Unfortunately, Lenny didn’t have access to an HP business calculator that performed the necessary compound interest calculations. To be honest, Lenny didn’t have a calculator at all because they hadn’t been invented yet. You see, Lenny was asked this question over 800 years ago, in the early part of the 13th century. But to answer it — which he certainly did — he invented a technique that today is called present value analysis. Yes. The one I mentioned we teach business students.
You might have heard of Lenny by his more formal name: Leonardo Pisano filius (“family,” in Latin) Bonacci, a.k.a. Fibonacci (1170-1250), probably the most famous mathematician of the Middle Ages.
In fact, Fibonacci helped solve his friend’s problem, wrote the first commercial mathematics textbook Liber Abaci and introduced the methodology for solving complicated questions involving interest rates. Let me repeat. His technique is still used and taught with slight refinements to college students 800 years later. Now that is academic immortality! (He published and his name hasn’t perished yet.)
The Spending Rate: A Burning Question
Let’s translate Fibonacci’s mostly hypothetical 800 year-old puzzles into a problem with more recent implications. Imagine that you are thinking about retiring and to date have managed to save a total of $300,000 in your retirement account. For now, I’ll stay away from a discussion about taxes or the account type. Allow me to further assume that you are entitled to a retirement pension income of $25,000 per year. This is the sum total of your Social Security and corporate pension plans — but the $25,000 is not enough. You need at least a total of $55,000 per year, to maintain your current standard of living. This leaves a gap of approximately $30,000 per year, which you hope to fill with your $300,000 nest egg. The pertinent question, then, becomes: Is the $300,000 enough to fill the budget deficit of $30,000 per year? And if not, how long will the money last?
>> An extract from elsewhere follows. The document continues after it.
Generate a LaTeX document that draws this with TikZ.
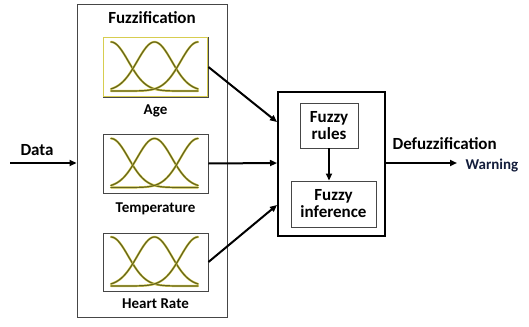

As you probably suspected intuitively by now your $300,000 nest egg is not enough. Think about it this way: The ratio of $30,000 per year (the income you want to generate) divided by the original $300,000 (your nest egg) is 10 percent. There is no financial instrument that I am aware of that can generate a consistent and reliable 10 percent per year. If you don’t want to risk any of your hard earned nest egg in today’s volatile environment, the best you can hope for is about 3 percent after inflation is accounted for, and even that is pushing it. Sure, you might think that you are earning 5 percent guaranteed by a bank, or 5 percent in dividends or 5 percent in bond coupons, but an inflation rate of 2 percent will erode the true return to a mere 3 percent. Needless to say, 3 percent will only generate $9,000 per year in interest from your $300,000 nest egg. That is a far cry from (actually $21,000 short of) the extra $30,000 you wanted to extract from the nest egg.
You have no choice. In retirement you will have to eat into your principal.